There must be a PLR or something on this stuff...

Austin Powers, CPA, QPA, ERPA

Posted

Is owner A the money man and the brains or do the operators have substantail capital invested?

Sort of unusual owner A would give up over 50% ownership unless there were some protections if the operator didn't work out (repurchase options, rights of first refusal, etc.), do you know of any such side deals?

Call me cynical but I'm smelling an attempt to make the businesses "unrelated" when it's really owner A running the whole show.

Posted

I agree that Flyboyjohn's concerns should be investigated.

The HR functions are likely 'management functions'. See pages 7-77 through 7-79 of www.irs.gov/pub/irs-tege/epchd704.pdf.

1. Daily business operations (such as production, sales, marketing, purchasing,

and advertising),

2. Personnel (such as staffing, training, supervising, hiring and firing.),

3. Employee compensation and benefits (such as salaries and wages, paid vacations and holidays, life and health insurance, and pensions),

4. Short-range and long-range business planning (such as product development, budgeting, financing, expansion of operations, and capital investment),

5. Organizational structure and ownership (such as corporate formation, stock issues, dividends, mergers, and acquisitions),

6. Any other management activity or service, and

7. Management activities and services also include professional services that relate to services listed in ##1.-6.
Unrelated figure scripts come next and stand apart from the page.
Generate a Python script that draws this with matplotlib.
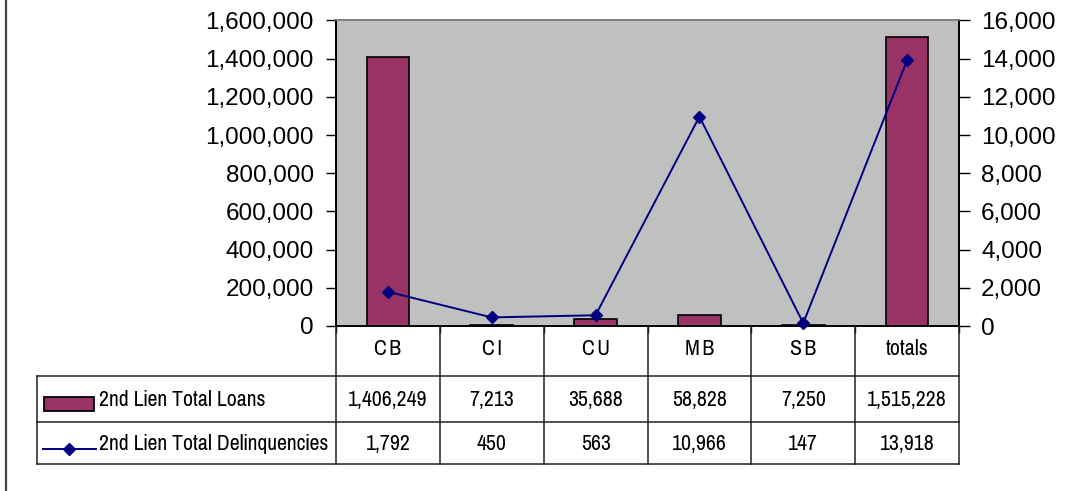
import matplotlib
matplotlib.use("Agg")
import matplotlib.pyplot as plt
from matplotlib.lines import Line2D
from matplotlib.patches import Rectangle
from matplotlib.ticker import FuncFormatter
import numpy as np
import logging
logging.getLogger("matplotlib.font_manager").setLevel(logging.ERROR)

categories = ["CB", "CI", "CU", "MB", "SB", "totals"]
loans = [1406249, 7213, 35688, 58828, 7250, 1515228]
delinquencies = [1792, 450, 563, 10966, 147, 13918]
series_names = ["2nd Lien Total Loans", "2nd Lien Total Delinquencies"]
left_ticks = [0, 200000, 400000, 600000, 800000, 1000000, 1200000, 1400000, 1600000]
right_ticks = [0, 2000, 4000, 6000, 8000, 10000, 12000, 14000, 16000]

W, H = 1082, 491
BAR_COLOR = "#993366"
LINE_COLOR = "#000080"
TICK_FONT = ["Liberation Sans", "DejaVu Sans"]
TABLE_FONT = ["Liberation Sans Narrow", "Arial Narrow", "Pragati Narrow",
              "Roboto Condensed", "Archivo Narrow", "Liberation Sans", "DejaVu Sans"]

fig = plt.figure(figsize=(W / 100, H / 100), dpi=100)
fig.patch.set_facecolor("white")

def fx(x):
    return x / W

def fy(y):
    return 1 - y / H

pl, pr, pt, pb = 336, 959, 20.5, 326
ax = fig.add_axes([fx(pl), fy(pb), fx(pr) - fx(pl), fy(pt) - fy(pb)])
ax.set_facecolor("#C0C0C0")
x = np.arange(len(categories))
ax.bar(x, loans, width=0.41, color=BAR_COLOR, edgecolor="black", linewidth=1.2, zorder=2)
ax.set_xlim(-0.5, len(categories) - 0.5)
ax.set_ylim(left_ticks[0], left_ticks[-1])
ax.set_yticks(left_ticks)
ax.yaxis.set_major_formatter(FuncFormatter(lambda v, p: f"{int(v):,}"))
ax.set_xticks(np.arange(len(categories) + 1) - 0.5)
ax.set_xticklabels([])
ax.tick_params(axis="x", direction="out", length=5, width=1)
ax.tick_params(axis="y", direction="out", length=7, width=1, pad=9, labelsize=17.5)
for lab in ax.get_yticklabels():
    lab.set_family(TICK_FONT)
for s in ["left", "right", "bottom"]:
    ax.spines[s].set_color("black")
    ax.spines[s].set_linewidth(1.2)
ax.spines["top"].set_color("#808080")
ax.spines["top"].set_linewidth(1.2)

ax2 = ax.twinx()
ax2.plot(x, delinquencies, color=LINE_COLOR, linewidth=1.4, marker="D", markersize=6.5,
         markerfacecolor=LINE_COLOR, markeredgecolor=LINE_COLOR, zorder=3, clip_on=False)
ax2.set_ylim(right_ticks[0], right_ticks[-1])
ax2.set_yticks(right_ticks)
ax2.yaxis.set_major_formatter(FuncFormatter(lambda v, p: f"{int(v):,}"))
ax2.tick_params(axis="y", direction="out", length=8, width=1, pad=8, labelsize=17.5)
for lab in ax2.get_yticklabels():
    lab.set_family(TICK_FONT)
for s in ["left", "right", "bottom"]:
    ax2.spines[s].set_color("black")
    ax2.spines[s].set_linewidth(1.2)
ax2.spines["top"].set_color("#808080")
ax2.spines["top"].set_linewidth(1.2)

# data table
tl = 36.5
row_y = [326, 376, 422, 463.5]
col_x = [pl + (pr - pl) * i / len(categories) for i in range(len(categories) + 1)]
lc = "#202020"
lw = 1.1

def hline(x0, x1, y):
    fig.add_artist(Line2D([fx(x0), fx(x1)], [fy(y), fy(y)], color=lc, linewidth=lw))

def vline(x, y0, y1):
    fig.add_artist(Line2D([fx(x), fx(x)], [fy(y0), fy(y1)], color=lc, linewidth=lw))

hline(tl, pr, row_y[1])
hline(tl, pr, row_y[2])
hline(tl, pr, row_y[3])
vline(tl, row_y[1], row_y[3])
for cx in col_x:
    vline(cx, row_y[0], row_y[3])

def spaced(s):
    return "\u200a".join(s) if s.isupper() else s

TFS = 17
for i, c in enumerate(categories):
    cxm = (col_x[i] + col_x[i + 1]) / 2
    fig.text(fx(cxm), fy(349), spaced(c), ha="center", va="center", fontsize=TFS,
             family=TABLE_FONT, color="black")
    fig.text(fx(cxm), fy(400), f"{loans[i]:,}", ha="center", va="center", fontsize=TFS,
             family=TABLE_FONT, color="black")
    fig.text(fx(cxm), fy(444), f"{delinquencies[i]:,}", ha="center", va="center", fontsize=TFS,
             family=TABLE_FONT, color="black")

# legend keys
fig.add_artist(Rectangle((fx(43.5), fy(410.5)), fx(94) - fx(43.5), fy(397) - fy(410.5),
                         facecolor=BAR_COLOR, edgecolor="black", linewidth=1.3))
fig.add_artist(Line2D([fx(43), fx(96)], [fy(448.5), fy(448.5)], color=LINE_COLOR, linewidth=1.4))
fig.add_artist(Line2D([fx(69)], [fy(448.5)], color=LINE_COLOR, marker="D", markersize=6.5,
                      markerfacecolor=LINE_COLOR, markeredgecolor=LINE_COLOR))
fig.text(fx(99), fy(400), series_names[0], ha="left", va="center", fontsize=TFS,
         family=TABLE_FONT, color="black")
fig.text(fx(99), fy(444), series_names[1], ha="left", va="center", fontsize=TFS,
         family=TABLE_FONT, color="black")

# left border of the chart area
fig.add_artist(Line2D([fx(6), fx(6)], [0, 1], color="#404040", linewidth=1.6))

fig.savefig("out.png", dpi=100)
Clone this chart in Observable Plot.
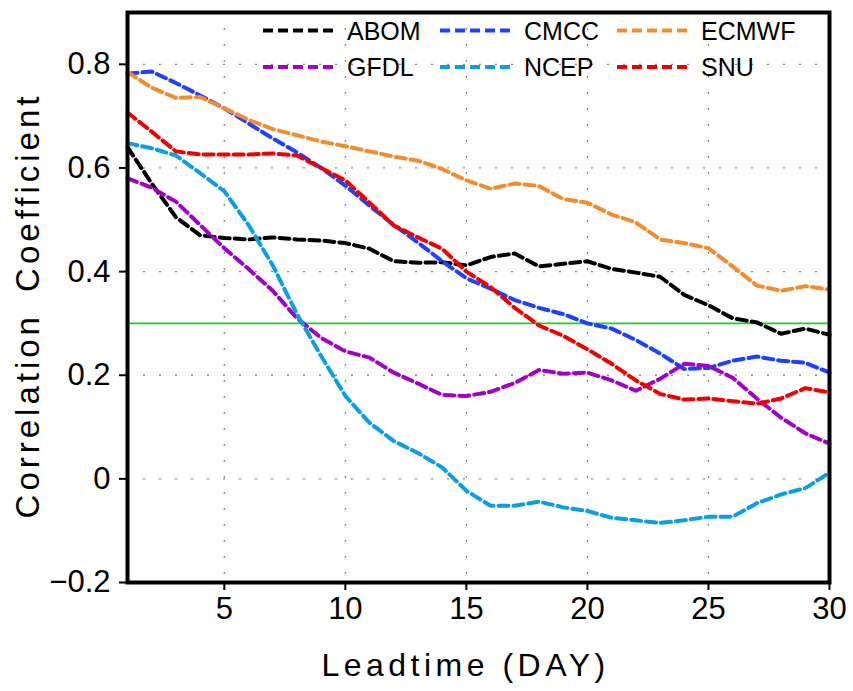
<!DOCTYPE html>
<html><head><meta charset="utf-8">
<script src="https://cdn.jsdelivr.net/npm/d3@7"></script>
<script src="https://cdn.jsdelivr.net/npm/@observablehq/plot@0.6"></script>
<style>
body{margin:0;background:#fff;}
#wrap{position:relative;width:853px;height:691px;}
#legend{position:absolute;left:0;top:0;pointer-events:none;}
</style></head><body><div id="wrap"></div>
<script>
const days = [1,2,3,4,5,6,7,8,9,10,11,12,13,14,15,16,17,18,19,20,21,22,23,24,25,26,27,28,29,30];
const models = ["ABOM","CMCC","ECMWF","GFDL","NCEP","SNU"];
const colors = ["#000000","#2040ff","#f28c2c","#a000c8","#0aa0e0","#f00000"];
const abom  = [0.64,0.57,0.505,0.47,0.465,0.462,0.466,0.462,0.46,0.455,0.444,0.42,0.417,0.418,0.412,0.428,0.435,0.41,0.415,0.42,0.405,0.398,0.39,0.355,0.335,0.31,0.302,0.28,0.29,0.278];
const cmcc  = [0.782,0.786,0.764,0.74,0.715,0.686,0.657,0.63,0.6,0.566,0.527,0.49,0.456,0.42,0.387,0.367,0.345,0.33,0.318,0.3,0.29,0.268,0.242,0.212,0.214,0.228,0.236,0.228,0.224,0.205];
const ecmwf = [0.785,0.755,0.735,0.737,0.715,0.693,0.675,0.663,0.651,0.642,0.632,0.622,0.614,0.598,0.576,0.56,0.57,0.565,0.54,0.533,0.51,0.495,0.462,0.455,0.445,0.41,0.373,0.363,0.372,0.365];
const gfdl  = [0.58,0.562,0.535,0.49,0.445,0.405,0.363,0.31,0.272,0.246,0.234,0.205,0.184,0.162,0.16,0.168,0.185,0.21,0.203,0.205,0.19,0.17,0.193,0.222,0.218,0.195,0.155,0.118,0.088,0.068];
const ncep  = [0.648,0.638,0.624,0.59,0.555,0.49,0.412,0.318,0.237,0.16,0.108,0.073,0.05,0.022,-0.023,-0.052,-0.052,-0.044,-0.055,-0.062,-0.075,-0.08,-0.085,-0.08,-0.073,-0.073,-0.047,-0.03,-0.018,0.012];
const snu   = [0.707,0.67,0.632,0.626,0.626,0.626,0.628,0.624,0.6,0.576,0.533,0.489,0.466,0.444,0.4,0.37,0.33,0.296,0.276,0.25,0.222,0.19,0.164,0.153,0.155,0.15,0.145,0.155,0.175,0.167];
const threshold = [0.3];
const xTicks = [5,10,15,20,25,30];
const yTicks = [-0.2,0,0.2,0.4,0.6,0.8];
const gridXs = [5,10,15,20,25];
const gridYs = [0,0.2,0.4,0.6,0.8];
const xLabel = "Leadtime (DAY)";
const yLabel = "Correlation Coefficient";

const seriesMap = {ABOM: abom, CMCC: cmcc, ECMWF: ecmwf, GFDL: gfdl, NCEP: ncep, SNU: snu};
const rows = models.flatMap(m => days.map((d, i) => ({model: m, day: d, r: seriesMap[m][i]})));
const fmt = v => v === 0 ? "0" : (v < 0 ? "\u2212" : "") + Math.abs(v).toFixed(1);
const FONT = "'Liberation Sans', Arial, sans-serif";
const DASH = "10,5";
const LW = 4;

const plot = Plot.plot({
  width: 853, height: 691,
  marginLeft: 127, marginRight: 24, marginTop: 12, marginBottom: 109,
  style: {fontFamily: FONT, background: "white", color: "black"},
  x: {domain: [1, 30]},
  y: {domain: [-0.2, 0.9]},
  color: {domain: models, range: colors},
  marks: [
    Plot.gridX(gridXs, {stroke: "#888", strokeOpacity: 1, strokeWidth: 1.3, strokeDasharray: "2,14"}),
    Plot.gridY(gridYs, {stroke: "#888", strokeOpacity: 1, strokeWidth: 1.3, strokeDasharray: "2,14"}),
    Plot.ruleY(threshold, {stroke: "#22cc22", strokeWidth: 1.6}),
    Plot.line(rows, {x: "day", y: "r", z: "model", stroke: "model", strokeWidth: LW, strokeDasharray: DASH, strokeLinejoin: "round"}),
    Plot.frame({stroke: "black", strokeWidth: 4}),
    Plot.axisX(xTicks, {tickSize: 8, tickPadding: 6, fontSize: 31, strokeWidth: 2, label: null, tickFormat: d => String(d)}),
    Plot.axisY(yTicks, {tickSize: 8, tickPadding: 9, fontSize: 31, strokeWidth: 2, label: null, tickFormat: fmt}),
    Plot.text([xLabel], {text: d => d, frameAnchor: "bottom", textAnchor: "middle", dx: -13, dy: 83, lineAnchor: "middle", fontSize: 32}),
    Plot.text([yLabel], {text: d => d, frameAnchor: "left", textAnchor: "middle", dx: -99, dy: 8, rotate: -90, lineAnchor: "middle", fontSize: 33})
  ]
});

d3.select(plot).selectAll("text").filter(function(){ return this.textContent === xLabel; }).attr("letter-spacing", "4.5px");
d3.select(plot).selectAll("text").filter(function(){ return this.textContent === yLabel; }).attr("letter-spacing", "4px").attr("word-spacing", "8px");

const wrap = document.getElementById("wrap");
wrap.appendChild(plot);

// Legend overlay
const legend = d3.select(wrap).append("svg").attr("id", "legend").attr("width", 853).attr("height", 691);
const colX = [263, 440, 617];
const rowY = [30.5, 67];
models.forEach((m, i) => {
  const cx = colX[i % 3], cy = rowY[Math.floor(i / 3)];
  const g = legend.append("g");
  g.append("line").attr("x1", cx).attr("x2", cx + 72).attr("y1", cy).attr("y2", cy)
    .attr("stroke", colors[i]).attr("stroke-width", LW).attr("stroke-dasharray", DASH);
  g.append("text").attr("x", cx + 84).attr("y", cy).attr("dy", "0.36em")
    .attr("font-family", FONT).attr("font-size", 25).attr("fill", "black").text(m);
});
</script>
</body></html>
Barring some attribution of the 60% owned by the unrelated operator of each franchise (and if none of the franchises themselves are related--section 144(a)(3)-->section 267) then I think it would be an uphill battle for the IRS to succeed in claiming that the principal business of Back Office Co is performing management functions for 1 organization or 1 group of related organizations. The separate recipients of the management functions seems diffuse enough to belie the assertion that those performed for just 1 of the franchises is the principal business of Back Office Co.

John Simmons

johnsimmonslaw@gmail.com

Note to Readers: For you, I'm a stranger posting on a bulletin board. Posts here should not be given the same weight as personalized advice from a professional who knows or can learn all the facts of your situation.